CSS background patterns are a performant, lightweight way to add visual texture to web pages — no images, no external requests, fully scalable.

Use Subtle Patterns

For most backgrounds, keep the foreground color close to the background and reduce opacity to 10–30%. Subtle texture adds depth without competing with your content.

Low Opacity for Texture

A pattern at 8–15% opacity reads as texture rather than decoration. Combine it with a solid background color for a polished, professional feel that adds depth without distraction.

Combine with Gradients

Layer a CSS background pattern under a semi-transparent gradient (e.g. background-image: linear-gradient(...), your-pattern). The gradient softens and enriches the pattern for more visual depth.

Use the background-image property with gradient functions.

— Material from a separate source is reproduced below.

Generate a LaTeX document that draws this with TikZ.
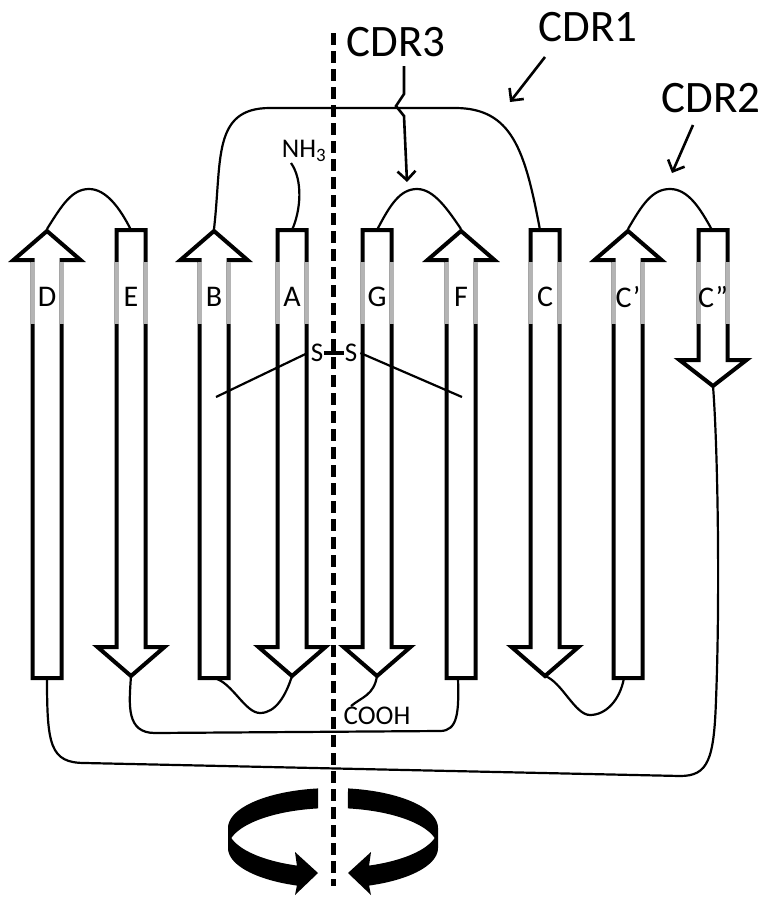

For example: background-image: radial-gradient(#333 1px, transparent 1px); background-size: 20px 20px; creates a polka dot pattern. All patterns from this generator are pure CSS — no images required.
A polka dot (or dots) pattern is created with a radial-gradient that draws a small circle and then fades to transparent: radial-gradient(circle, #color DOT_RADIUS, transparent DOT_RADIUS). The background-size controls the spacing between dots.
A CSS grid background uses two overlapping linear gradients — one horizontal and one vertical — each drawing a 1px line: linear-gradient(#color 1px, transparent 1px), linear-gradient(90deg, #color 1px, transparent 1px). Setting the same background-size for both creates evenly spaced grid squares.
A checkerboard uses four 45-degree linear gradients at offset positions: linear-gradient(45deg, #b 25%, transparent 25%), linear-gradient(-45deg, #b 25%, transparent 25%), linear-gradient(45deg, transparent 75%, #b 75%), linear-gradient(-45deg, transparent 75%, #b 75%). Adjust background-size and background-position to control the square size.